* What the exercise asks
The listing below begins with the first line you should copy; stop after the line containing "YAxis, ReferenceLine, ReferenceDot", and drop every picture.

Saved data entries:
## START

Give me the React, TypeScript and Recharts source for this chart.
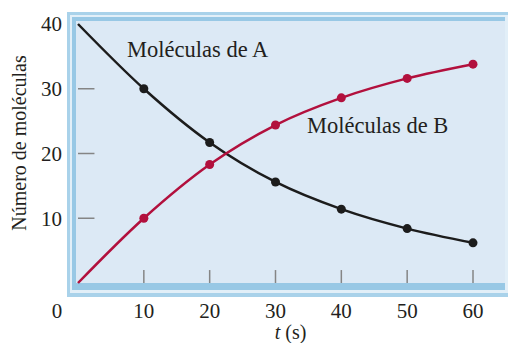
import React from "react";
import { LineChart, Line, XAxis, YAxis, ReferenceLine, ReferenceDot } from "recharts";

const times = [0, 10, 20, 30, 40, 50, 60];
const moleculesA = [40, 30, 21.7, 15.6, 11.4, 8.4, 6.2];
const moleculesB = [0, 10, 18.3, 24.4, 28.6, 31.6, 33.8];
const xTicks = [0, 10, 20, 30, 40, 50, 60];
const yTicks = [10, 20, 30, 40];
const xTickMarks = [10, 20, 30, 40, 50, 60];
const yTickMarks = [10, 20, 30];
const labelA = { x: 7.45, y: 34.9, text: "Moléculas de A" };
const labelB = { x: 34.8, y: 23.2, text: "Moléculas de B" };

const data = times.map((t, i) => ({ t, a: moleculesA[i], b: moleculesB[i] }));

const FONT = "'Liberation Serif', 'Times New Roman', serif";
const COLOR_A = "#1c1c1c";
const COLOR_B = "#b2103d";
const TICK_COLOR = "#858585";
const TEXT = "#231f20";

const makeDot = (color: string) => (props: any) => {
  const { cx, cy, index } = props;
  if (index === 0) return <g key={`d${index}`} />;
  return <circle key={`d${index}`} cx={cx} cy={cy} r={4.5} fill={color} stroke="none" />;
};

const XTick = (props: any) => {
  const { x, y, payload } = props;
  const shift = payload.value === 0 ? -21 : 0;
  return (
    <text x={x + shift} y={y} dy="0.71em" textAnchor="middle" fontFamily={FONT} fontSize={21} fill={TEXT}>
      {payload.value}
    </text>
  );
};

const YTick = (props: any) => {
  const { x, y, payload } = props;
  return (
    <text x={x} y={y} dy="0.355em" textAnchor="end" fontFamily={FONT} fontSize={21} fill={TEXT}>
      {payload.value}
    </text>
  );
};

const XTitle = (props: any) => {
  const vb = props.viewBox;
  return (
    <text x={vb.x + vb.width / 2 + 15} y={vb.y + 56} textAnchor="middle" fontFamily={FONT} fontSize={20} fill={TEXT}>
      <tspan fontStyle="italic">t</tspan>
      <tspan> (s)</tspan>
    </text>
  );
};

const YTitle = (props: any) => {
  const vb = props.viewBox;
  const cx = 26;
  const cy = vb.y + vb.height / 2 - 10.5;
  return (
    <text x={cx} y={cy} textAnchor="middle" transform={`rotate(-90, ${cx}, ${cy})`} fontFamily={FONT} fontSize={20} fill={TEXT}>
      Número de moléculas
    </text>
  );
};

const makeAnnot = (text: string) => (props: any) => {
  const vb = props.viewBox;
  return (
    <text x={vb.x} y={vb.y} textAnchor="start" fontFamily={FONT} fontSize={22.5} fill={TEXT}>
      {text}
    </text>
  );
};

const box = (l: number, t: number, r: number, b: number, bg: string): React.CSSProperties => ({
  position: "absolute",
  left: l,
  top: t,
  width: r - l,
  height: b - t,
  background: bg,
});

export default function App() {
  return (
    <div style={{ position: "absolute", left: 0, top: 0, width: 509, height: 343, background: "#fff" }}>
      <div style={box(67, 12, 508, 297, "#a9d2ea")} />
      <div style={box(70, 15, 508, 293, "#e2eff8")} />
      <div style={box(72, 17, 505, 290, "#98c8e5")} />
      <div style={box(76, 21, 505, 283, "#dce9f5")} />
      <div style={{ position: "absolute", left: 0, top: 0 }}>
        <LineChart width={509} height={343} data={data} margin={{ top: 24, right: 36, left: 0, bottom: 0 }}>
          <XAxis
            dataKey="t"
            type="number"
            domain={[0, 60]}
            ticks={xTicks}
            interval={0}
            axisLine={false}
            tickLine={false}
            tickSize={0}
            tickMargin={20}
            height={60}
            tick={<XTick />}
            label={<XTitle />}
          />
          <YAxis
            type="number"
            domain={[0, 40]}
            ticks={yTicks}
            interval={0}
            axisLine={false}
            tickLine={false}
            tickSize={0}
            tickMargin={16}
            width={78}
            tick={<YTick />}
            label={<YTitle />}
          />
          {xTickMarks.map((v) => (
            <ReferenceLine key={`xt${v}`} segment={[{ x: v, y: 0 }, { x: v, y: 2 }]} stroke={TICK_COLOR} strokeWidth={1.5} />
          ))}
          {yTickMarks.map((v) => (
            <ReferenceLine key={`yt${v}`} segment={[{ x: 0, y: v }, { x: 2.5, y: v }]} stroke={TICK_COLOR} strokeWidth={1.5} />
          ))}
          <Line
            type="monotone"
            dataKey="a"
            stroke={COLOR_A}
            strokeWidth={2.5}
            dot={makeDot(COLOR_A)}
            activeDot={false}
            isAnimationActive={false}
          />
          <Line
            type="monotone"
            dataKey="b"
            stroke={COLOR_B}
            strokeWidth={2.5}
            dot={makeDot(COLOR_B)}
            activeDot={false}
            isAnimationActive={false}
          />
          <ReferenceDot x={labelA.x} y={labelA.y} r={0} fill="none" stroke="none" label={makeAnnot(labelA.text)} />
          <ReferenceDot x={labelB.x} y={labelB.y} r={0} fill="none" stroke="none" label={makeAnnot(labelB.text)} />
        </LineChart>
      </div>
    </div>
  );
}
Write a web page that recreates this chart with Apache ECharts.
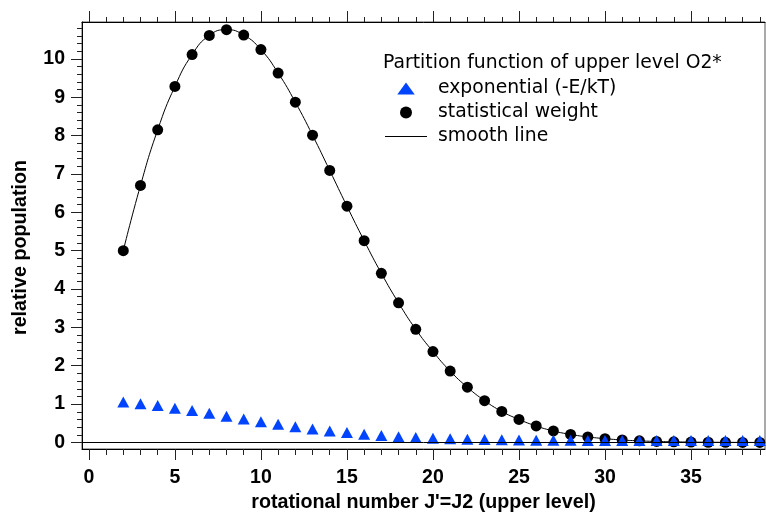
<!DOCTYPE html>
<html><head><meta charset="utf-8">
<script src="https://cdn.jsdelivr.net/npm/echarts@6/dist/echarts.min.js"></script>
<style>html,body{margin:0;padding:0;background:#fff}#c{width:766px;height:513px}</style>
</head><body><div id="c"></div>
<script>
const J = [2,3,4,5,6,7,8,9,10,11,12,13,14,15,16,17,18,19,20,21,22,23,24,25,26,27,28,29,30,31,32,33,34,35,36,37,38,39];
const statWeight = [5.0,6.70,8.15,9.28,10.11,10.61,10.76,10.62,10.24,9.63,8.87,8.01,7.09,6.16,5.26,4.41,3.64,2.95,2.37,1.86,1.44,1.09,0.81,0.60,0.43,0.30,0.21,0.145,0.10,0.065,0.042,0.027,0.017,0.010,0.006,0.004,0.002,0.001];
const expo = [1.0,0.96,0.91,0.84,0.78,0.71,0.63,0.56,0.49,0.42,0.36,0.30,0.25,0.21,0.16,0.13,0.10,0.08,0.06,0.045,0.033,0.024,0.017,0.012,0.008,0.006,0.004,0.0025,0.0016,0.001,0.0007,0.0004,0.0003,0.0002,0.0001,0.0001,0,0];
const xTicks = [0,5,10,15,20,25,30,35];
const yTicks = [0,1,2,3,4,5,6,7,8,9,10];
const legendTitle = 'Partition function of upper level O2*';
const seriesNames = ['exponential (-E/kT)', 'statistical weight', 'smooth line'];
const xName = "rotational number J'=J2 (upper level)";
const yName = 'relative population';

const chart = echarts.init(document.getElementById('c'), null, {renderer: 'canvas'});
const boldFont = {fontFamily: 'Liberation Sans', fontWeight: 'bold', color: '#000'};
const tickStyle = {color: '#222', width: 1};
const option = {
  animation: false,
  backgroundColor: '#fff',
  grid: {left: 82, top: 22, width: 683, height: 427, show: true, borderColor: '#555', borderWidth: 1,
    backgroundColor: 'transparent', containLabel: false, outerBoundsMode: 'none'},
  title: {text: legendTitle, left: 383, top: 54, padding: 0,
    textStyle: {fontFamily: 'DejaVu Sans', fontSize: 18.8, fontWeight: 'normal', color: '#000'}},
  legend: {
    orient: 'vertical', left: 385, top: 79, padding: 0, itemGap: 5,
    itemWidth: 42, itemHeight: 12,
    textStyle: {fontFamily: 'DejaVu Sans', fontSize: 18.8, color: '#000', padding: [0, 0, 0, 6]},
    data: [
      {name: seriesNames[0], icon: 'path://M0,11L8,0L16,11Z'},
      {name: seriesNames[1], icon: 'circle'},
      {name: seriesNames[2], icon: 'path://M0,0H42V1H0Z'}
    ]
  },
  xAxis: [{
    type: 'value', position: 'bottom', min: -0.4, max: 39.3, splitNumber: 8,
    axisLine: {show: true, onZero: false, lineStyle: {color: '#000', width: 1}},
    axisTick: {show: true, inside: false, length: 11, lineStyle: tickStyle, customValues: xTicks},
    minorTick: {show: true, splitNumber: 5, length: 6, lineStyle: tickStyle},
    axisLabel: {show: true, margin: 19, fontSize: 19.5, ...boldFont, customValues: xTicks},
    splitLine: {show: false},
    name: xName, nameLocation: 'middle', nameGap: 43,
    nameTextStyle: {fontSize: 19.7, ...boldFont}
  }, {
    type: 'value', position: 'top', min: -0.4, max: 39.3, splitNumber: 8,
    axisLine: {show: true, onZero: false, lineStyle: {color: '#000', width: 1}},
    axisTick: {show: true, inside: false, length: 11, lineStyle: tickStyle, customValues: xTicks},
    minorTick: {show: true, splitNumber: 5, length: 5, lineStyle: tickStyle},
    axisLabel: {show: false},
    splitLine: {show: false}
  }],
  yAxis: [{
    type: 'value', position: 'left', min: -0.17, max: 10.96, splitNumber: 11,
    axisLine: {show: true, onZero: false, lineStyle: {color: '#000', width: 1}},
    axisTick: {show: true, inside: false, length: 11, lineStyle: tickStyle, customValues: yTicks},
    minorTick: {show: true, splitNumber: 5, length: 5, lineStyle: tickStyle},
    axisLabel: {show: true, margin: 17, fontSize: 19.5, ...boldFont, customValues: yTicks},
    splitLine: {show: false},
    name: yName, nameLocation: 'middle', nameGap: 51,
    nameTextStyle: {fontSize: 19.7, ...boldFont, padding: [0, 24, 0, 0]}
  }],
  series: [{
    name: seriesNames[2], type: 'line', smooth: true, symbol: 'none', showSymbol: false, z: 2,
    data: J.map((j, i) => [j, statWeight[i]]),
    lineStyle: {color: '#000', width: 1}, itemStyle: {color: '#000'},
    markLine: {silent: true, symbol: 'none', label: {show: false},
      lineStyle: {color: '#000', width: 1, type: 'solid'}, data: [{yAxis: 0}]}
  }, {
    name: seriesNames[1], type: 'scatter', symbol: 'circle', symbolSize: 11, z: 3,
    data: J.map((j, i) => [j, statWeight[i]]),
    itemStyle: {color: '#000', opacity: 1}
  }, {
    name: seriesNames[0], type: 'scatter', symbol: 'triangle', symbolSize: [12, 11], symbolOffset: [0, -2], z: 4,
    data: J.map((j, i) => [j, expo[i]]),
    itemStyle: {color: '#0044ff', opacity: 1}
  }]
};
chart.setOption(option);
</script>
</body></html>
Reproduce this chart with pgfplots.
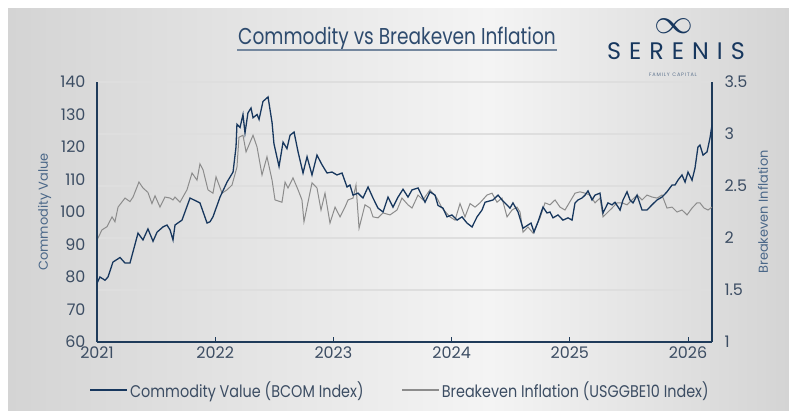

## END

* The answer
Give me the React, TypeScript and Recharts source for this chart.
import React from "react";
import { LineChart, Line, XAxis, YAxis, ReferenceLine, ReferenceDot } from "recharts";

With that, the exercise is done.